J.Crew Spring Pieces That Move From Beach to Office With Ease
J.Crew’s spring edit nails wardrobe math: a few smart staples do the heavy lifting, while the beachy extras stay optional.

The capsule here is refreshingly simple: build around pieces that can survive a hot sidewalk, a cold office, and a last-minute dinner without changing personalities. J.Crew’s spring edit leans into that exact problem, with 25 pieces that are meant to work by the beach and in front of a computer, not just on vacation. The brand’s sweet prints are cut into sharper silhouettes, which is why the collection feels more useful than precious.
Start with the white jean and the linen pant, because those two bottoms solve most of spring dressing on their own. The Patch-Pocket Denim Trouser Jeans, $158, are the smartest version of white denim here because they read like trousers, not beachwear. Then there are the low-slung linen pants, the looser answer for warmer days and the piece that keeps the whole capsule from feeling stiff. One gives you polish, the other gives you air, and together they cover the office-to-weekend range without demanding a closet full of backups.

The white jeans are the anchor. J.Crew’s straight-leg fit is the point, because it keeps the line clean enough for work and relaxed enough for a ferry ride, a patio lunch, or a pair of flat sandals. At $158, they sit in the sweet spot where you are paying for versatility rather than trend noise, and that matters more than chasing the newest cut every month. Wear them with a blazer and loafers when you need to look intentional; swap in a tee and a woven bag when you want the outfit to breathe.
The linen pant is the easy-weather relief valve. J.Crew’s Cosmo Pants, $158, show up as the relaxed, low-slung shape the collection keeps pushing, and that is exactly what a spring capsule needs when the temperature jumps before lunch. The payoff is in the styling: tuck in a pointelle tee for daytime, throw a cardigan over the top for the office, or wear them with a sharp shirt and flat shoe when you want the outfit to feel grown-up without becoming formal. This is the pant that solves the I need comfort, but I still need to look like I tried problem.
The floral cardigan is not just cute, it is the layer that makes the rest of the capsule behave. J.Crew’s Cashmere Floral Jacquard Cardigan Sweater, $198, is designed to sit right at the hip, which is the kind of proportion that keeps a spring look from sliding into frumpy territory. Button it up and it works as a top; leave it open and it softens white denim; toss it over a dress or swimsuit and it suddenly becomes the thing that gets you from air conditioning to evening breeze.
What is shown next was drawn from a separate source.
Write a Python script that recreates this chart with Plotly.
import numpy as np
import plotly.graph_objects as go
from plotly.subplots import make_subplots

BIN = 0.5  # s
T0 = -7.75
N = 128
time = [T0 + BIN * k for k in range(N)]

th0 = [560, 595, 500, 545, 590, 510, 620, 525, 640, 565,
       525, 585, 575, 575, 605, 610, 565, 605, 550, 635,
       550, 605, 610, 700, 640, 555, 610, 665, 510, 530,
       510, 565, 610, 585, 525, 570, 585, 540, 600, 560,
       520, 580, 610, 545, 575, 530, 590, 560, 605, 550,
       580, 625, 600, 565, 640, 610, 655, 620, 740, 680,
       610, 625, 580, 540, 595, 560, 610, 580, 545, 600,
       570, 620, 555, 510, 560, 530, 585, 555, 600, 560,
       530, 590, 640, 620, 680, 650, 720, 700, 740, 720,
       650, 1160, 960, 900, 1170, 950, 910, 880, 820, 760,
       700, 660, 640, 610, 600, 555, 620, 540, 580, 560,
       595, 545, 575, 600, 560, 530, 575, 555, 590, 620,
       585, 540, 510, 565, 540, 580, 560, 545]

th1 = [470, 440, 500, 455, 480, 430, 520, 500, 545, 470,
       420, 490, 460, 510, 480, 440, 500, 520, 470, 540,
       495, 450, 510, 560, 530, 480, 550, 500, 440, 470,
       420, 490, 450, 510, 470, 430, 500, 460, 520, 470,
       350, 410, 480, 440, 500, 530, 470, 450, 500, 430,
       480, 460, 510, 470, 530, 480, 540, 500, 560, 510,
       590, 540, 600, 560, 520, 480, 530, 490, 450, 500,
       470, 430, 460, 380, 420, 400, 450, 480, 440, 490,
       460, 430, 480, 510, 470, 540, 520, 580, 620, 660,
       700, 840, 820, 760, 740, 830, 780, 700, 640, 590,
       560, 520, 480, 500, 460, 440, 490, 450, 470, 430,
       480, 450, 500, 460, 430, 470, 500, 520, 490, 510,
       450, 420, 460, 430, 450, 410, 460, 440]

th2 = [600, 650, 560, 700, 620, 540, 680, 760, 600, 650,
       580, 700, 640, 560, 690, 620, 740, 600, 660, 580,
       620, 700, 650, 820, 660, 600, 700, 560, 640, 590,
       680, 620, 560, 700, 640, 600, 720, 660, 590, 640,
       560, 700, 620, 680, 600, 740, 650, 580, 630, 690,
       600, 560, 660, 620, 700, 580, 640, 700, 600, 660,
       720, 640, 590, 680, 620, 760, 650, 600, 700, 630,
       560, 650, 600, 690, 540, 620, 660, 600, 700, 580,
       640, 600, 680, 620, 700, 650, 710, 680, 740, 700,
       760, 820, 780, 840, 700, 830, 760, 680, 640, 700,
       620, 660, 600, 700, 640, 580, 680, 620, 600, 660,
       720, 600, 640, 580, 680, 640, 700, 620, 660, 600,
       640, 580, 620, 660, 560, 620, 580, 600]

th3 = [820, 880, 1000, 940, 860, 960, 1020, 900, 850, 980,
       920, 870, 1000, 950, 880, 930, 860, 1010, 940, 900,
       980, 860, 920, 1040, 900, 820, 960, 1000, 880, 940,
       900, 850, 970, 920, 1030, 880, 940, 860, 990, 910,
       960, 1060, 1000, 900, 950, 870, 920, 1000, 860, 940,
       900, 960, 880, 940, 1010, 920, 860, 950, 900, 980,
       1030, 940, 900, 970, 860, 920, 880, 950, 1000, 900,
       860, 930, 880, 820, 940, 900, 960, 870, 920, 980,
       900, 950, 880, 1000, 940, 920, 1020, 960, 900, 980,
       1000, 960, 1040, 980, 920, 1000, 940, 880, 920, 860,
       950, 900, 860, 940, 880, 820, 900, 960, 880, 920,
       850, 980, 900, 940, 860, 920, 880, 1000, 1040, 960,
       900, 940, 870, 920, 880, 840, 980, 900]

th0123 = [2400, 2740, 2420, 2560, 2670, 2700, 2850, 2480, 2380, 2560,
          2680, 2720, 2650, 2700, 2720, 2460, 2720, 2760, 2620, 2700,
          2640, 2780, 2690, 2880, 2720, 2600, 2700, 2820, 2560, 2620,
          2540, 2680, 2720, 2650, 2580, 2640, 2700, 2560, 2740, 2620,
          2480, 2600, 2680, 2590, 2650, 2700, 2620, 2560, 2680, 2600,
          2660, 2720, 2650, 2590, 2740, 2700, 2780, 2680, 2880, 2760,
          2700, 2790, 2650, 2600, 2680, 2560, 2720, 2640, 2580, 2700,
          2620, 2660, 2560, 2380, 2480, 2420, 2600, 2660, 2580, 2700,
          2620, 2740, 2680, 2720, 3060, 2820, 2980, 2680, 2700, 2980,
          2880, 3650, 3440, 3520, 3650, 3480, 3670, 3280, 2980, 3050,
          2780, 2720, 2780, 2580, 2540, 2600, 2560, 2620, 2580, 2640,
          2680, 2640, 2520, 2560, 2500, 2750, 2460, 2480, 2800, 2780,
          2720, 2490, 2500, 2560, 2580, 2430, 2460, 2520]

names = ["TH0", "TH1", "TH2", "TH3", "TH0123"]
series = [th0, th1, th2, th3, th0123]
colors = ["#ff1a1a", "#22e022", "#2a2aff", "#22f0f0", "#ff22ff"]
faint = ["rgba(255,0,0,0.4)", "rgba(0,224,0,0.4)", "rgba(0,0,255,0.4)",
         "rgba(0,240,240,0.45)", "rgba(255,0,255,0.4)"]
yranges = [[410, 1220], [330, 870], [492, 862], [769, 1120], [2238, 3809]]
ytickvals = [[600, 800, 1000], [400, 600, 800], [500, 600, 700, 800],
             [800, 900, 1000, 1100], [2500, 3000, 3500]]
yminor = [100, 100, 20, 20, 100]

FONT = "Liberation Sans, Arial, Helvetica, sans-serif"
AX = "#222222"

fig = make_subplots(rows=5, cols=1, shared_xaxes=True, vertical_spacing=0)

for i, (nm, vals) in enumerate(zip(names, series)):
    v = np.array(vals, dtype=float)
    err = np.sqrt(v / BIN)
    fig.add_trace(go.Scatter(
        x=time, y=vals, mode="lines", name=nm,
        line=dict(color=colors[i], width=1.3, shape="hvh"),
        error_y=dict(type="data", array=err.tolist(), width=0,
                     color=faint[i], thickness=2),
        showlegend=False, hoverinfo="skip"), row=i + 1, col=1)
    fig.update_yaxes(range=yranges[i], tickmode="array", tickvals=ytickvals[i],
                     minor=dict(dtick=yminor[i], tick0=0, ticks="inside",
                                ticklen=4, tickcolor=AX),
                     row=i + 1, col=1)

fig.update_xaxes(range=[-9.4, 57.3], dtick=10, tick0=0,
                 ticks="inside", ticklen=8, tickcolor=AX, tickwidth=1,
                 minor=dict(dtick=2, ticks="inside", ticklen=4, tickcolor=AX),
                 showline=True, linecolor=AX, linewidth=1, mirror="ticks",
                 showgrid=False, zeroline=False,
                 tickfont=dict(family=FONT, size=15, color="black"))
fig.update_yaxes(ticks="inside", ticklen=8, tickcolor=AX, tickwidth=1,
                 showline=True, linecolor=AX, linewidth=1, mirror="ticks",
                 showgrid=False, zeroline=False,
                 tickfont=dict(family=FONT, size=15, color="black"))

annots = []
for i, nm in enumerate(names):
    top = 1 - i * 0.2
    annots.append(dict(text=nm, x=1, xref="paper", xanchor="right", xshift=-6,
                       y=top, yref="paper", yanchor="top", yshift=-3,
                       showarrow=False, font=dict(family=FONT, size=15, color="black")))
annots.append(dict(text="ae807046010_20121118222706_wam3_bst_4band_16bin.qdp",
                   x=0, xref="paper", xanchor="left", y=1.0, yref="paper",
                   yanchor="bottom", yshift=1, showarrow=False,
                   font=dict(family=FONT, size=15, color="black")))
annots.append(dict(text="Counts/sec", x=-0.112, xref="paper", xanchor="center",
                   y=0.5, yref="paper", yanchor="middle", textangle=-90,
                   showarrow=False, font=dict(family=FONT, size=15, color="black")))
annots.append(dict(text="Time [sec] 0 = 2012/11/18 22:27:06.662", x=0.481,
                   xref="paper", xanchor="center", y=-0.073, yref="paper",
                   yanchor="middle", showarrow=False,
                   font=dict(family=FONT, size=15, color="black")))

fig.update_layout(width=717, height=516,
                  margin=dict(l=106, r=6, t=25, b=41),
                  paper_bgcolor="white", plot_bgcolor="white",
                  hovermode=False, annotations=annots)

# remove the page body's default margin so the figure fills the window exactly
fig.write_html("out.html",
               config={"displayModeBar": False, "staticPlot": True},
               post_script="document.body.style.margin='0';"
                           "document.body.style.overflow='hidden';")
In wardrobe terms, it solves the “I need one layer that looks like a choice” problem.
The tops and toppers are where the office logic kicks in. A pointelle short-sleeve tee, $50, is the kind of base layer that earns its keep because it is plain enough to tuck under a cardigan but still textured enough to stand on its own. J.Crew also has a Lenore Lady Blazer in a Gramercy linen blend for $268, plus a Margeaux Lady Jacket in the same fabric at $268, and that is the real desk-to-weekend bridge: one structured layer that makes the looser pants look deliberate. If your spring wardrobe tends to drift too casual the second you leave the office, this is the piece that reins it back in.
The extras are good, but they are extras for a reason. The bright two-tone flip-flops from the Tkees partnership, the woven bag silhouettes, the silky printed bandana, and the poppy-red swimwear are the fun part of the collection, not the spine of it. The woven bag is the most useful of the bunch because it can hold up at the beach and still look right with white denim, but the bandana is the one you buy when you already have the core pieces and want a little styling hit. The flip-flops are vacation energy in shoe form, which is charming, just not essential if you are building a capsule that has to clock in Monday through Friday.
That is the real filter for this J.Crew drop: buy the pieces that do two jobs, skip the ones that only do one. White jeans, linen pants, a floral cardigan, a clean tee, and a structured jacket can carry a whole spring, while the woven bag, bandana, and beachy sandals add personality once the foundation is already solid. The collection works because it understands a capsule is not about owning less for the sake of it, it is about owning fewer things that keep making sense after the vacation ends.